Loved AMD back in the Atlon days...They gave you best bang for buck..Ever since then...it has been Intel. I'm glad they are still around to keep prices in check but I would never use them or recommend anyone use them.
 
Oh yea..well I can play Crysis on my Commodore 64

.. its a text version..BUT STILL...


Its funny arguing which CPU is better when 90% of the software out there doesn't take full advantage of extra cores anyways. Now that number may be not be totally accurate, but you hopefully get my point.
 
"Its funny arguing which CPU is better when 90% of the software out there doesn't take full advantage of extra cores anyways. Now that number may be not be totally accurate, but you hopefully get my point."

I think is more like a 95%.
 
You are so right, many of those speaking here don't know what an AMD module is, they all think a module is a real Dual Core which is not, it's just two integer cores sharing the same resources, just a different approach of hyperthreading, kinda...i think they're gonna be pretty good.
Way to much Intel praise, Intel doesn't deserve it, greedy bastards.
 
The X6 is a great midrange GPU, hits 4.0Ghz and game/multitasks well.
And no SB isn't any faster clock for clock when it comes to gaming... I didn't say it didn't have advantages in other areas.
 
1) The X6 does not get destroyed by 1366LGA chipsets... it battles and loses...but destroyed? No.
2) My assertion that Sandy Bridge isn't any faster is relevant because I stated I was talking gaming and many reviews including a large one by Toms showed a 2% difference clock for clock over 12 games or so.

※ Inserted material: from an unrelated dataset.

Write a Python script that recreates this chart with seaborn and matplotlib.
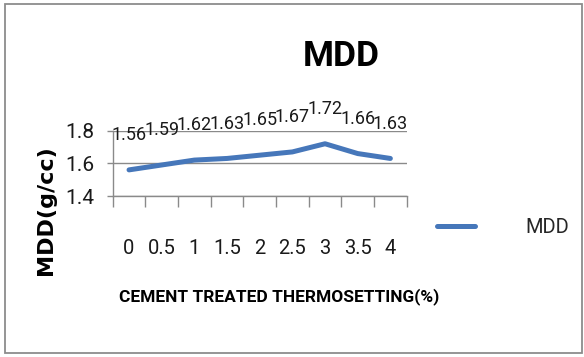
import matplotlib
matplotlib.use("Agg")
import matplotlib.pyplot as plt
from matplotlib.patches import Rectangle
from matplotlib.ticker import FixedLocator
import seaborn as sns
import pandas as pd

# Thermosetting content (%) and maximum dry density (g/cc)
thermosetting_pct = ["0", "0.5", "1", "1.5", "2", "2.5", "3", "3.5", "4"]
mdd_values = [1.56, 1.59, 1.62, 1.63, 1.65, 1.67, 1.72, 1.66, 1.63]
y_ticks = [1.4, 1.6, 1.8]

df = pd.DataFrame({"pct": thermosetting_pct, "MDD": mdd_values})

sns.set_theme(style="white")
plt.rcParams["font.family"] = ["Roboto", "DejaVu Sans"]

W, H = 584, 357
fig = plt.figure(figsize=(W / 100, H / 100), dpi=100)
fig.patch.set_facecolor("white")

# outer chart frame
fig.add_artist(Rectangle((5 / W, 4 / H), (582 - 5) / W, (353 - 4) / H,
                         transform=fig.transFigure, fill=False,
                         edgecolor="#8c8c8c", linewidth=1.3))

ax = fig.add_axes([112.7 / W, (H - 196) / H, (406.7 - 112.7) / W, (196 - 130.7) / H])
line_color = "#4677BA"
sns.lineplot(data=df, x="pct", y="MDD", ax=ax, color=line_color,
             linewidth=3.6, sort=False, label="MDD", legend=False)

ax.set_xlim(-0.5, len(thermosetting_pct) - 0.5)
ax.set_ylim(1.4, 1.8)
ax.set_yticks(y_ticks)
ax.set_yticklabels([f"{v:.1f}" for v in y_ticks])
ax.yaxis.grid(True, color="#8a8a8a", linewidth=1.0)
ax.xaxis.grid(False)

for side in ["top", "right"]:
    ax.spines[side].set_visible(False)
for side in ["left", "bottom"]:
    ax.spines[side].set_color("#8a8a8a")
    ax.spines[side].set_linewidth(1.0)

# category labels centred, tick marks on category boundaries
ax.xaxis.set_minor_locator(FixedLocator([i - 0.5 for i in range(len(thermosetting_pct) + 1)]))
ax.tick_params(axis="x", which="major", length=0, pad=31, labelsize=14.5, labelcolor="#1a1a1a")
ax.tick_params(axis="x", which="minor", length=7.7, width=1.0, color="#8a8a8a", direction="out")
ax.tick_params(axis="y", which="major", length=4.3, width=1.0, color="#8a8a8a",
               direction="out", pad=9, labelsize=15, labelcolor="#1a1a1a")
ax.tick_params(left=True, bottom=True)
ax.tick_params(axis="x", which="minor", bottom=True)

ax.set_xlabel("")
ax.set_ylabel("")

# data labels above each point
for i, v in enumerate(mdd_values):
    ax.annotate(f"{v:.2f}", xy=(i, v), xytext=(0, 25), textcoords="offset points",
                ha="center", va="center", fontsize=13, color="#1a1a1a",
                annotation_clip=False)

fig.text(341 / W, 1 - 57 / H, "MDD", ha="center", va="center",
         fontsize=25.5, fontweight="bold", color="black")
fig.text(46 / W, 1 - 210 / H, "MDD(g/cc)", rotation=90, ha="center", va="center",
         fontsize=16, fontweight="bold", family=["DejaVu Sans"], color="black")
fig.text(279.5 / W, 1 - 297 / H, "CEMENT TREATED THERMOSETTING(%)", ha="center",
         va="center", fontsize=12.5, fontweight="bold", color="black")

handles, labels = ax.get_lines(), ["MDD"]
fig.legend(handles[:1], labels, loc="center left",
           bbox_to_anchor=(437 / W, 1 - 228 / H), bbox_transform=fig.transFigure,
           frameon=False, fontsize=14.5, handlelength=1.9, handletextpad=2.5,
           borderpad=0, borderaxespad=0)

fig.savefig("out.png", dpi=100, facecolor="white")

So no, when talking gaming SB isn't an improvement. Literally, almost nothing.
3)The 2600K does beat the 980X but only noticabely so in isolated benchmarks. For the majority of us regular users who just game, multimedia and multitask, its no better or unnoticeably better. Not worth spending the cash, and many X58 owners didn't.
4) The only advantage SB has is clock speed, nothing else.

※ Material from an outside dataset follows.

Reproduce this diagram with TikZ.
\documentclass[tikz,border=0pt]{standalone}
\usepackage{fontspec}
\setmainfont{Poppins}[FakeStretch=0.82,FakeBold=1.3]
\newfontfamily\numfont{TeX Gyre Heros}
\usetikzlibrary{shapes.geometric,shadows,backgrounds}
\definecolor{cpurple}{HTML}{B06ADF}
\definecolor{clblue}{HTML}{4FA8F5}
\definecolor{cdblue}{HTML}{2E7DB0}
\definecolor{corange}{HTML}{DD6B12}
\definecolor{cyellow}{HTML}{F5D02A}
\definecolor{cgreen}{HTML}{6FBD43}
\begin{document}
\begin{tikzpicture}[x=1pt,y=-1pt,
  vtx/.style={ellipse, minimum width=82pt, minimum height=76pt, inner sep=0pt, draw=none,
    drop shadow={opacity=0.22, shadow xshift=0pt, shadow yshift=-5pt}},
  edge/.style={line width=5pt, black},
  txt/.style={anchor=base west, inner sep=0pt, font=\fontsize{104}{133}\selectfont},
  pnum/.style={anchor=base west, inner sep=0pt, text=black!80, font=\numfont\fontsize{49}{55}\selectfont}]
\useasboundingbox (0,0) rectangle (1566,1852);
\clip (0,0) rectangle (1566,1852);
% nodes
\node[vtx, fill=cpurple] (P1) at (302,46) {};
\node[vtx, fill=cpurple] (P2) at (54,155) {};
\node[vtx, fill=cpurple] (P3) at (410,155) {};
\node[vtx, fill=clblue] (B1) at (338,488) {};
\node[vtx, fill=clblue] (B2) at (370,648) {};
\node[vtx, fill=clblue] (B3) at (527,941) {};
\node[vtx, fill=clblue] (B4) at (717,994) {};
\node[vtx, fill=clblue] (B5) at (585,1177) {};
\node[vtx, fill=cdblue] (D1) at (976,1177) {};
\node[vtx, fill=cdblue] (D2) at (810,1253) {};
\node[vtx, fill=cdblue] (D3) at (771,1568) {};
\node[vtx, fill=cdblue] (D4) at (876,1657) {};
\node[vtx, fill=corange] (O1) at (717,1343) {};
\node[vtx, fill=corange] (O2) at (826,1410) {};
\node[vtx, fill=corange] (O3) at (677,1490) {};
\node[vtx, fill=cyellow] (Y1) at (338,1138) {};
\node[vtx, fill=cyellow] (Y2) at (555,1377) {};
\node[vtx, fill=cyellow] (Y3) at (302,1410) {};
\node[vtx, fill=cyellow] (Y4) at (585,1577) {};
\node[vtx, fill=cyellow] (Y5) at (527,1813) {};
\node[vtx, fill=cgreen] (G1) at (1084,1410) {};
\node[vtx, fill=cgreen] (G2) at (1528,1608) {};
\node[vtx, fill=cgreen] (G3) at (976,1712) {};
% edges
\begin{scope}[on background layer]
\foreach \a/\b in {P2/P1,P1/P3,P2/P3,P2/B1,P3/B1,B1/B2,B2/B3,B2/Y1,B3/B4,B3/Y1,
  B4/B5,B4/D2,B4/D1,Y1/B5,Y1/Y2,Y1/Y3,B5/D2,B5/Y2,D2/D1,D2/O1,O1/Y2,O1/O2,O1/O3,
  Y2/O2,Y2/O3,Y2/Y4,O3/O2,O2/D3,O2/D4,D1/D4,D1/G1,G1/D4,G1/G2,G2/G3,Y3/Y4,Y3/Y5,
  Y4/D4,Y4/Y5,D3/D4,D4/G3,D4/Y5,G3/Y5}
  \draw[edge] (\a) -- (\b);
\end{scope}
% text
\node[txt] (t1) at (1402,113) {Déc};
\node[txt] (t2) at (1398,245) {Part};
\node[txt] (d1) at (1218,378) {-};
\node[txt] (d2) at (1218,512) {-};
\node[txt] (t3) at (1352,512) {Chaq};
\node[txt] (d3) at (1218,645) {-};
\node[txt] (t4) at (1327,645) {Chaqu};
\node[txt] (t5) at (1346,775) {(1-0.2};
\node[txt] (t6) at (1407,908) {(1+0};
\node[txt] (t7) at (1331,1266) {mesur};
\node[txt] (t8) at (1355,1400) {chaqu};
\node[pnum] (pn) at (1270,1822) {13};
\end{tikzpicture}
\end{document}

The architecture is superior but is it all that much better? For what I do? No.
I am sure there are good reason to own a SB CPU but I only game/multimedia/multi-task so its a waste of money.
 
@amstech
The only genre of game I can think of where CPU power would make a difference would be RTS's where you have lots of units on the screen. When playing C&C or supreme commander I start to slow down after 600 units or so are on the map.